Last surviving Bedford Boy dies
By Courtney Cutright
Elisha “Ray” Nance, the last surviving officer of Company A and the last surviving Bedford Boy, died Sunday at 94.
Nance was one of 34 servicemen from Bedford County who landed on the beaches of Nazi-held France during World War II. He arrived on France’s beaches in the first waves of the largest land, air and sea invasion in military history.
On June 6, 1944, 19 of the 34 Bedford men in Company A of the 116th Infantry were killed on Omaha Beach. The death toll is considered one of the largest per capita suffered by any American community, a fact which was instrumental in establishing the National D-Day Memorial in Bedford.
Nance and the other Bedford Boys were members of Virginia National Guard. The young men joined the Guard to earn an extra dollar during the years following the Great Depression. Before D-Day, none of the Boys had seen combat.
In Alex Kershaw’s book “The Bedford Boys,” Nance recounted crawling onto Omaha Beach and facing the corpses of fallen fellow soldiers from Company A that morning. As he scrambled for cover, he was hit in the right foot by enemy fire. He also sustained a shrapnel wound in one hand.
As Nance remembered dodging bullets, he described feelings of hopelessness and despair.
“They [bullets] came so close,” Nance said in an interview with Kershaw. “Then, suddenly, when I thought there was no more hope, I looked up into the sky. I didn’t see anything up there. But I felt something settle over me. I got this warm feeling. I felt as if somehow I was going to live.”
Nance, who trained many of the Bedford Boys and felt responsible for their safety, was plagued by survivor’s guilt, post-traumatic stress disorder and frequent nightmares.

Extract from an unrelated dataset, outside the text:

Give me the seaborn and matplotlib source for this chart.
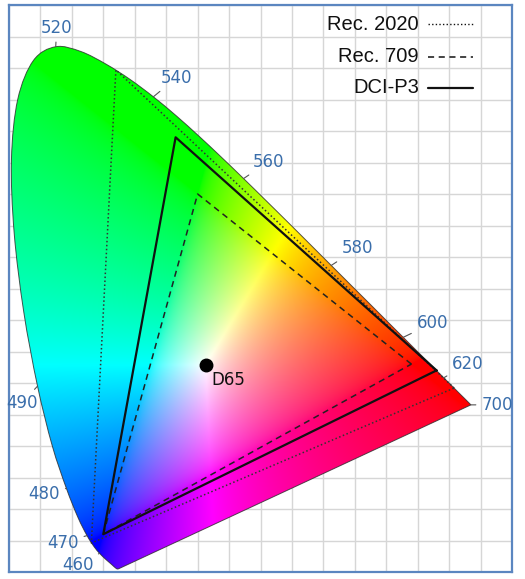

The son of a Bedford County tobacco farmer, Nance, married Bedford native Alpha Mae Watson in November 1944. At the time, both Nance and his bride were first lieutenants in the United States Army. She was a member of the nurse corps and he of the 29th Infantry Division.
After leaving the Army in December 1944, Nance returned to Bedford and worked as a postal carrier.
Although he encountered much opposition, Nance successfully reorganized the Company A of the Virginia National Guard in Bedford, in an effort to honor the dead soldiers. By 1948, 124 men joined the re-formed Company A. Nance was the company’s first post-WWII commander.
When the National D-Day Memorial opened in Bedford in 2001, Nance did not come around much, according to Shannon Brooks, the memorial’s associate for research and publications.
“It seemed painful for him to be there,” Brooks said.
After the January 2007 death of fellow Bedford Boy Roy Stevens, it seemed Nance began to visit the memorial regularly, said Jim McCann, the site operations manager.
“For years he just didn’t come up here,” McCann said.
Then, following Stevens’ death, the Nances, who lived at the nearby Elks National Home, would visit the memorial on a more frequent basis. The elderly couple would walk around and then sit on the deck for an hour or so, McCann said.
“Maybe he was trying to fill a role,” he said, in an effort to explain the change. “I think he was doing what he could to honor the other guys who can’t come anymore.”